Yes, it was juvenile, but they agreed that they both wanted the cheesiness of monthsaries. At first, monthsaries were mere wine and dine events. Not long after, they became short getaways – three-day weekends at the beach, hiking, in an amusement park – whatever suited their fancy at the moment. Or whatever seat sale they chanced upon on the Net.

On their 60th monthsary, they sat down and talked. They both knew it was time. They decided to spend the next 12 monthsaries saving up. By their 72nd monthsary, they’d already bought a house and a car. They even adopted a dog, and they named her Jolie.

On the full moon of their 75th month, they moved in together. They lived like husband and wife, only without the official vows. They woke up, went to work, bought groceries, paid bills, went on their Friday date nights, slept together, just like any couple living together. And just like any other couple, they had their fights, of course. It wasn’t rosy all the time, no matter how hard they tried. Sometimes, the shouting got too loud, Jolie would whimper to her corner bed and mope. But as always, they made up. They managed to settle their differences.

Because of the recession, Gina was in danger of losing her job. Before she got laid off, they both decided that she should just resign. It was a difficult decision. But nothing could be more difficult than their decision for Gina to seek greener pasture abroad, especially because they had bills to pay, mortgages to worry about.

It was a tough first few weeks away from each other. The first time, in all their years together. They tried hard to make it work, but both were just too busy and preoccupied with work.

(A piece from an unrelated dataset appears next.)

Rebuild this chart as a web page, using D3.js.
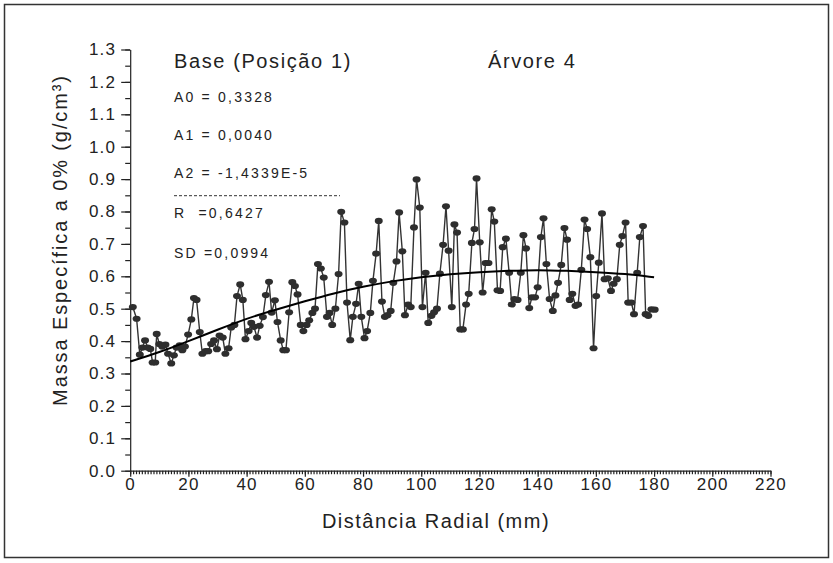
<!doctype html>
<html>
<head>
<meta charset="utf-8">
<script src="https://d3js.org/d3.v7.min.js"></script>
<style>
  body { margin: 0; background: #fff; }
  text { font-family: "Liberation Sans", Arial, sans-serif; fill: #222; }
</style>
</head>
<body>
<script>
  // distancia radial (mm) e massa especifica
  var distancias = [0.9,2.2,3.3,4.2,5.1,6.0,6.9,7.7,8.6,9.1,10.0,11.0,12.1,13.0,14.1,15.0,15.9,17.0,17.9,18.8,
    19.9,21.0,21.9,22.8,23.9,24.8,25.9,26.8,27.8,28.8,29.8,30.7,31.8,32.7,33.8,34.7,35.8,36.7,37.8,38.7,
    39.6,40.7,41.6,42.5,43.6,44.5,45.6,46.6,47.7,48.6,49.7,50.6,51.7,52.6,53.5,54.6,55.7,56.6,57.5,58.6,
    59.5,60.6,61.5,62.6,63.5,64.5,65.5,66.5,67.6,68.5,69.4,70.5,71.6,72.5,73.6,74.5,75.6,76.5,77.6,78.5,
    79.4,80.5,81.4,82.5,83.4,84.5,85.4,86.5,87.5,88.4,89.5,90.4,91.5,92.4,93.5,94.4,95.5,96.4,97.5,98.4,
    99.5,100.4,101.5,102.4,103.5,104.4,105.4,106.4,107.5,108.5,109.4,110.5,111.4,112.3,113.4,114.3,115.4,116.3,117.4,118.3,
    119.0,120.1,121.1,122.1,123.1,124.2,125.1,126.2,127.1,128.0,129.1,130.2,131.1,132.0,133.1,134.2,135.1,136.0,137.1,138.0,
    139.1,140.0,141.1,142.0,143.0,144.1,145.2,146.1,147.0,148.1,149.2,150.1,151.0,151.9,153.0,153.9,155.0,156.1,157.0,158.1,
    159.2,160.1,161.0,162.1,163.0,164.1,165.2,166.1,167.2,168.2,169.1,170.2,171.1,172.2,173.1,174.2,175.1,176.2,177.1,178.0,
    179.1,180.2];
  var massas = [0.505,0.469,0.358,0.38,0.402,0.38,0.376,0.334,0.334,0.422,0.391,0.383,0.389,0.361,0.331,0.356,0.38,0.387,0.372,0.383,
    0.42,0.467,0.533,0.527,0.428,0.361,0.369,0.369,0.391,0.402,0.375,0.417,0.411,0.361,0.378,0.442,0.45,0.539,0.575,0.527,
    0.406,0.431,0.456,0.444,0.411,0.447,0.474,0.542,0.583,0.488,0.526,0.459,0.402,0.372,0.372,0.489,0.582,0.57,0.544,0.45,
    0.431,0.45,0.464,0.487,0.5,0.638,0.624,0.596,0.475,0.487,0.45,0.5,0.607,0.799,0.766,0.519,0.403,0.475,0.515,0.577,
    0.475,0.409,0.431,0.487,0.586,0.67,0.771,0.522,0.475,0.48,0.493,0.58,0.646,0.797,0.677,0.48,0.513,0.505,0.751,0.899,
    0.812,0.505,0.611,0.456,0.478,0.489,0.5,0.608,0.697,0.816,0.679,0.505,0.76,0.735,0.436,0.436,0.513,0.546,0.703,0.746,
    0.902,0.705,0.55,0.641,0.641,0.807,0.769,0.557,0.555,0.69,0.716,0.611,0.513,0.53,0.527,0.611,0.727,0.686,0.502,0.535,
    0.535,0.566,0.721,0.779,0.638,0.53,0.493,0.541,0.58,0.635,0.749,0.713,0.527,0.546,0.509,0.513,0.62,0.775,0.746,0.659,
    0.378,0.539,0.642,0.794,0.591,0.594,0.555,0.577,0.591,0.697,0.724,0.766,0.519,0.519,0.483,0.611,0.721,0.755,0.483,0.478,
    0.498,0.497];

  // curva ajustada
  var ajusteX = [0,10,20,30,40,50,60,70,80,90,100,110,120,130,140,150,160,170,180];
  var ajusteY = [0.337,0.365,0.400,0.435,0.470,0.497,0.523,0.548,0.568,0.585,0.598,0.607,0.613,0.617,0.620,0.617,0.613,0.608,0.597];

  var xTicks = [0,20,40,60,80,100,120,140,160,180,200,220];
  var yTicks = [0,0.1,0.2,0.3,0.4,0.5,0.6,0.7,0.8,0.9,1.0,1.1,1.2,1.3];

  var titulo = "Base (Posição 1)";
  var arvore = "Árvore 4";
  var coeficientes = ["A0 = 0,3328", "A1 = 0,0040", "A2 = -1,4339E-5"];
  var estatisticas = ["R  =0,6427", "SD =0,0994"];

  var width = 833, height = 563;

  var x = d3.scaleLinear().domain([0, 220]).range([130.2, 770.5]);
  var y = d3.scaleLinear().domain([0, 1.3]).range([470.7, 49.5]);

  var svg = d3.select("body").append("svg")
      .attr("width", width)
      .attr("height", height);

  // moldura
  svg.append("rect")
    .attr("x", 4.5).attr("y", 4.5)
    .attr("width", 824).attr("height", 553)
    .attr("fill", "none").attr("stroke", "#333").attr("stroke-width", 1.5);

  // eixo y - minor ticks
  svg.append("g")
    .attr("transform", "translate(" + x(0) + ",0)")
    .call(d3.axisLeft(y).tickValues(d3.range(0, 1.301, 0.05)).tickSize(5).tickFormat(""))
    .call(function(g){ g.select(".domain").remove(); });

  svg.append("g")
    .attr("class", "yaxis")
    .attr("transform", "translate(" + x(0) + ",0)")
    .call(d3.axisLeft(y).tickValues(yTicks).tickSize(9).tickSizeOuter(0).tickPadding(5)
      .tickFormat(d3.format(".1f")));

  // eixo x - minor ticks a cada 1 mm
  svg.append("g")
    .attr("transform", "translate(0," + y(0) + ")")
    .call(d3.axisBottom(x).tickValues(d3.range(0, 221, 1)).tickSize(3.5).tickFormat(""))
    .call(function(g){ g.select(".domain").remove(); });

  svg.append("g")
    .attr("class", "xaxis")
    .attr("transform", "translate(0," + y(0) + ")")
    .call(d3.axisBottom(x).tickValues(xTicks).tickSize(6).tickSizeOuter(0).tickPadding(1));

  svg.selectAll(".tick line, .domain").attr("stroke", "#222").attr("stroke-width", 1.2);
  svg.selectAll(".yaxis text, .xaxis text")
    .style("font-size", "17px")
    .style("letter-spacing", "1.2px")
    .attr("fill", "#222");

  // serie de dados
  var pontos = distancias.map(function(d, i){ return [d, massas[i]]; });

  svg.append("path")
    .datum(pontos)
    .attr("fill", "none")
    .attr("stroke", "#333")
    .attr("stroke-width", 1.4)
    .attr("d", d3.line().x(function(d){ return x(d[0]); }).y(function(d){ return y(d[1]); }));

  svg.selectAll("ellipse.ponto")
    .data(pontos)
    .enter()
    .append("ellipse")
    .attr("class", "ponto")
    .attr("cx", function(d){ return x(d[0]); })
    .attr("cy", function(d){ return y(d[1]); })
    .attr("rx", 4)
    .attr("ry", 3.1)
    .attr("fill", "#2e2e2e");

  // curva ajustada
  svg.append("path")
    .datum(ajusteX.map(function(d, i){ return [d, ajusteY[i]]; }))
    .attr("fill", "none")
    .attr("stroke", "#000")
    .attr("stroke-width", 2)
    .attr("d", d3.line().curve(d3.curveBasis)
      .x(function(d){ return x(d[0]); }).y(function(d){ return y(d[1]); }));

  // textos
  svg.append("text").attr("x", 174).attr("y", 68)
    .style("font-size", "20px").style("letter-spacing", "1.6px").text(titulo);
  svg.append("text").attr("x", 488).attr("y", 68)
    .style("font-size", "20px").style("letter-spacing", "1.6px").text(arvore);

  svg.selectAll("text.coef")
    .data(coeficientes)
    .enter()
    .append("text")
    .attr("class", "coef")
    .attr("x", 174)
    .attr("y", function(d, i){ return 101.7 + i * 38.3; })
    .style("font-size", "14px").style("letter-spacing", "2.2px")
    .style("white-space", "pre")
    .text(function(d){ return d; });

  svg.append("line")
    .attr("x1", 174).attr("x2", 340)
    .attr("y1", 195.7).attr("y2", 195.7)
    .attr("stroke", "#333").attr("stroke-width", 1)
    .attr("stroke-dasharray", "3,2");

  svg.selectAll("text.est")
    .data(estatisticas)
    .enter()
    .append("text")
    .attr("class", "est")
    .attr("x", 174)
    .attr("y", function(d, i){ return 218.3 + i * 39.7; })
    .style("font-size", "14px").style("letter-spacing", "2.2px")
    .style("white-space", "pre")
    .text(function(d){ return d; });

  // rotulos dos eixos
  svg.append("text")
    .attr("text-anchor", "middle")
    .attr("x", 436).attr("y", 528)
    .style("font-size", "20px").style("letter-spacing", "1.5px")
    .text("Distância Radial (mm)");

  svg.append("text")
    .attr("text-anchor", "middle")
    .attr("transform", "translate(67,240) rotate(-90)")
    .style("font-size", "20px").style("letter-spacing", "1.9px")
    .text("Massa Específica a 0% (g/cm³)");
</script>
</body>
</html>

It was a struggle keeping the communication constant and consistent. Sometimes they were just too tired after work that all they wanted to do was sleep, and not Skype. Friday date nights were not the same anymore. They couldn’t go back to the enthusiasm of being able to keep in touch online, even if that was how it all started for them.

And Gina didn’t like what she was feeling. She was actually...happy. She felt so alive being on her own. Not having to worry about another human being. Or a dog. In fact, she liked what she was feeling, but was unable to come to terms with it. She began questioning her feelings for Sam. But before it got out of hand, she decided to come home. It wasn’t worth it, she said. She couldn’t lose Sam. Not after everything.

Back together, it was as if those months apart didn’t exist. Waking up in each other’s arms the morning after Gina arrived, yesterday seemed like the day she left. Everything was right with the world again.

Until one Friday date night, when they were driving on the way to the restaurant. Sam’s phone beeped, and the screen was too big for Gina to miss the name of the person who sent a message: MonSeulEtUnique. My one and only. And Gina knew right then and there: it was the beginning of the end.

Sam fell in love with another while Gina was away. It all happened so fast, both of them were caught off guard. Sam confessed everything, and left the house, taking Jolie and the car, leaving Gina and her world in pieces.

The wounds are fresh. Gina is still grieving. There are moments when she thinks she’ll go crazy. She feels cheated, not only because Sam cheated on her and destroyed their life together, but because she chose to save the relationship even when she felt she wanted out. To her, it feels like a rug was pulled right out from under her. She wanted to scream at Sam, for stealing 13 years of her life, for wasting her prime, for choosing somebody else to take her place.

Right now, she takes comfort in the fact that they didn’t get married. She’s seen what hell an annulment could be, how it destroyed what little was left of the souls of people, of children. Somehow, she is thankful that they decided not to go to the US to get married, that same-sex marriages are not yet allowed in the country. That presented a tiny glimmer of hope that she can move on from this much easier. Badly scarred, but still whole.

Gina and Samantha’s story made me realize that LGBT couples were no different from straights. In fact, up to this point, I’m sure you didn’t think they were a lesbian couple. LGBT couples go through the same ecstatic beginnings, awkward struggles, balancing acts, and everyday choices. They fall in love like everybody else does. They fall out of love like everyone else. They are faithful. They cheat. They can be selfless, or selfish, just like any other human being. They can be as great as any, or suffer the same folly as you and I.

Many people think they are different, too different it makes them uncomfortable. But they are not. They deserve the kindness, love and compassion that we must accord every other individual, regardless of gender, of race, and of creed.


Look in the mirror. Our hearts break the same way.